Print nothing but the lines from the start of the listing below through the line that contains "d_values = [round(d_start". Do not include the pictures.

══ DATA SEGMENT ══

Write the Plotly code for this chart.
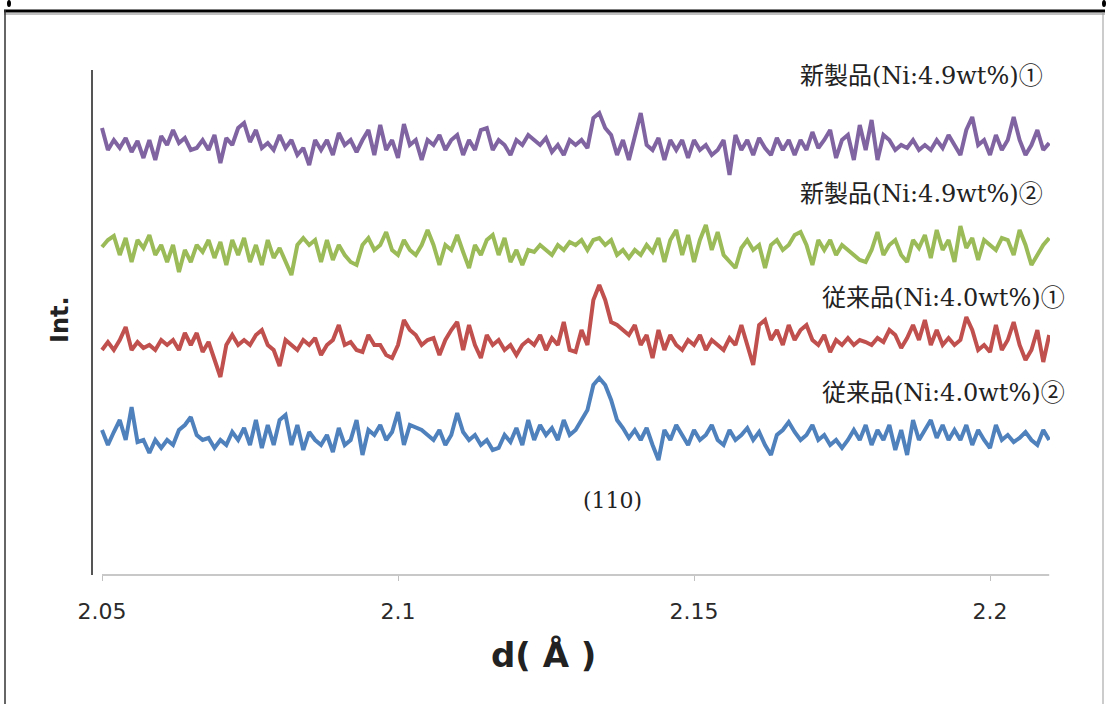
import plotly.graph_objects as go

# d-spacing grid (Å), 0.001 step from 2.05 to 2.21
d_start = 2.05
d_step = 0.001
n_points = 161
d_values = [round(d_start + i * d_step, 3) for i in range(n_points)]

# intensities (arbitrary units, offset traces)
new_1 = [472,450,460,452,462,448,459,442,460,440,
         464,455,470,457,462,450,452,460,450,465,
         437,462,455,472,477,458,470,452,457,450,
         465,452,460,445,452,435,460,450,460,445,
         467,455,460,448,460,470,445,475,450,460,
         442,476,455,460,440,460,455,465,450,460,
         465,445,460,450,470,472,450,460,455,445,
         460,455,465,460,455,462,448,455,445,460,
         455,460,452,482,487,472,465,445,460,440,
         465,487,455,450,462,440,460,450,460,442,
         460,450,455,445,450,460,425,465,450,460,
         445,462,452,445,462,450,460,445,460,450,
         468,452,460,470,442,460,465,440,475,450,
         480,440,465,460,450,455,452,460,450,455,
         450,460,452,465,455,445,470,483,455,460,
         445,465,450,460,483,460,445,455,470,450,
         457]

new_2 = [353,360,364,345,362,338,360,352,365,345,
         355,338,355,328,350,338,355,348,360,342,
         358,335,360,345,362,338,355,335,360,342,
         352,338,325,355,362,355,360,338,360,340,
         355,345,338,335,355,362,350,355,368,350,
         345,360,350,345,355,370,355,335,355,350,
         365,348,332,355,345,360,365,345,362,338,
         350,335,350,348,355,350,345,355,350,358,
         355,360,350,360,362,355,360,345,350,342,
         350,345,355,348,362,338,360,370,345,365,
         338,360,375,350,368,345,338,332,352,360,
         350,355,332,355,360,350,355,365,368,355,
         335,360,350,360,345,355,350,345,340,338,
         350,368,345,355,360,345,338,360,352,365,
         342,370,350,360,338,374,352,362,340,360,
         355,350,362,360,345,370,355,335,345,355,
         362]

old_1 = [250,258,250,260,273,250,258,252,255,250,
         260,255,260,250,267,255,267,248,258,240,
         223,255,265,255,260,255,265,270,255,250,
         234,260,255,250,260,255,262,245,255,260,
         275,255,258,250,248,265,255,255,245,242,
         255,280,270,265,255,260,262,245,260,270,
         278,250,275,255,242,265,255,260,250,255,
         245,255,260,255,265,250,262,255,278,250,
         248,270,255,300,315,300,278,275,270,265,
         275,255,265,242,270,250,265,255,250,260,
         255,265,250,260,255,250,262,255,275,255,
         235,275,280,260,270,255,275,260,270,275,
         260,255,265,248,260,255,262,255,260,258,
         255,262,258,270,265,252,262,275,260,280,
         255,270,255,262,255,260,283,270,250,255,
         248,275,250,260,278,255,240,250,270,238,
         265]

old_2 = [170,155,168,180,160,193,158,160,147,160,
         152,160,155,170,175,183,165,160,162,152,
         160,155,168,160,172,155,180,152,175,155,
         180,185,155,175,150,168,160,155,165,148,
         172,155,160,180,145,170,165,175,160,168,
         188,155,175,172,170,165,160,170,155,165,
         187,168,160,165,155,160,150,152,165,158,
         172,155,180,160,175,165,172,160,180,165,
         170,180,190,215,222,215,200,180,172,162,
         170,160,172,155,140,170,160,175,165,155,
         170,160,165,175,160,155,170,160,165,172,
         160,168,155,145,165,170,178,168,160,165,
         175,160,165,155,160,152,160,170,160,175,
         155,170,160,175,150,170,145,180,160,170,
         180,162,175,160,170,160,175,155,170,160,
         152,175,160,165,158,162,168,160,155,170,
         160]

series_names = ["新製品(Ni:4.9wt%)①", "新製品(Ni:4.9wt%)②",
                "従来品(Ni:4.0wt%)①", "従来品(Ni:4.0wt%)②"]
series_values = [new_1, new_2, old_1, old_2]
series_colors = ["#8064A2", "#9BBB59", "#C0504D", "#4F81BD"]

x_ticks = [2.05, 2.1, 2.15, 2.2]
x_tick_text = ["2.05", "2.1", "2.15", "2.2"]
peak_label = "(110)"

W, H = 1107, 704
L, R, T, B = 93, 57, 70, 129
pw, ph = W - L - R, H - T - B


def px(x):
    return (x - L) / pw


def py(y):
    return (H - B - y) / ph


fig = go.Figure()
for name, vals, col in zip(series_names, series_values, series_colors):
    fig.add_trace(go.Scatter(x=d_values, y=vals, mode="lines", name=name,
                             line=dict(color=col, width=4), showlegend=False))

label_font = dict(family="DejaVu Serif, Noto Sans CJK JP", size=24, color="#222222")
label_pos = [(1045, 76), (1045, 194), (1067, 298), (1067, 393)]
annotations = []
for name, (lx, ly) in zip(series_names, label_pos):
    annotations.append(dict(x=px(lx), y=py(ly), xref="paper", yref="paper",
                            text=name, showarrow=False, xanchor="right",
                            yanchor="middle", font=label_font))
annotations.append(dict(x=px(612), y=py(500), xref="paper", yref="paper",
                        text=peak_label, showarrow=False, xanchor="center",
                        yanchor="middle",
                        font=dict(family="DejaVu Serif", size=22, color="#222222")))
annotations.append(dict(x=px(543), y=py(655), xref="paper", yref="paper",
                        text="<b>d( Å )</b>", showarrow=False, xanchor="center",
                        yanchor="middle",
                        font=dict(family="DejaVu Sans", size=34, color="#222222")))
annotations.append(dict(x=px(60), y=py(320), xref="paper", yref="paper",
                        text="<b>Int.</b>", showarrow=False, textangle=-90,
                        xanchor="center", yanchor="middle",
                        font=dict(family="DejaVu Sans", size=24, color="#222222")))

shapes = [
    # x axis line
    dict(type="line", xref="x", yref="paper", x0=2.05, x1=2.21, y0=0, y1=0,
         line=dict(color="#c8c8c8", width=2)),
    # outer frame
    dict(type="line", xref="paper", yref="paper", x0=px(4), x1=px(1105),
         y0=py(11), y1=py(11), line=dict(color="#000000", width=3)),
    dict(type="line", xref="paper", yref="paper", x0=px(4), x1=px(1105),
         y0=py(14), y1=py(14), line=dict(color="#c0c0c0", width=2)),
    dict(type="line", xref="paper", yref="paper", x0=px(5), x1=px(5),
         y0=py(10), y1=py(704), line=dict(color="#333333", width=1.5)),
    dict(type="line", xref="paper", yref="paper", x0=px(1103), x1=px(1103),
         y0=py(12), y1=py(704), line=dict(color="#999999", width=1)),
    dict(type="circle", xref="paper", yref="paper", x0=px(7), x1=px(11),
         y0=py(0), y1=py(7), fillcolor="#000", line=dict(width=0)),
    dict(type="circle", xref="paper", yref="paper", x0=px(1102), x1=px(1106),
         y0=py(0), y1=py(7), fillcolor="#000", line=dict(width=0)),
]

fig.update_layout(
    width=W, height=H,
    margin=dict(l=L, r=R, t=T, b=B),
    paper_bgcolor="white", plot_bgcolor="white",
    annotations=annotations, shapes=shapes,
    xaxis=dict(range=[2.05 - 9 / 5920, 2.05 + 948 / 5920],
               tickvals=x_ticks, ticktext=x_tick_text,
               showgrid=False, zeroline=False, showline=False,
               ticks="outside", ticklen=5, tickcolor="#c0c0c0",
               ticklabelstandoff=12,
               tickfont=dict(family="DejaVu Sans", size=22, color="#2a2a2a")),
    yaxis=dict(range=[25, 530], showgrid=False, zeroline=False,
               showticklabels=False, ticks="",
               showline=True, linecolor="#555555", linewidth=2),
)

fig.write_html("out.html",
               config={"displayModeBar": False},
               post_script="document.body.style.margin='0';"
                           "document.body.style.overflow='hidden';")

═══

FINISHED TASK:
Write the Plotly code for this chart.
import plotly.graph_objects as go

# d-spacing grid (Å), 0.001 step from 2.05 to 2.21
d_start = 2.05
d_step = 0.001
n_points = 161
d_values = [round(d_start + i * d_step, 3) for i in range(n_points)]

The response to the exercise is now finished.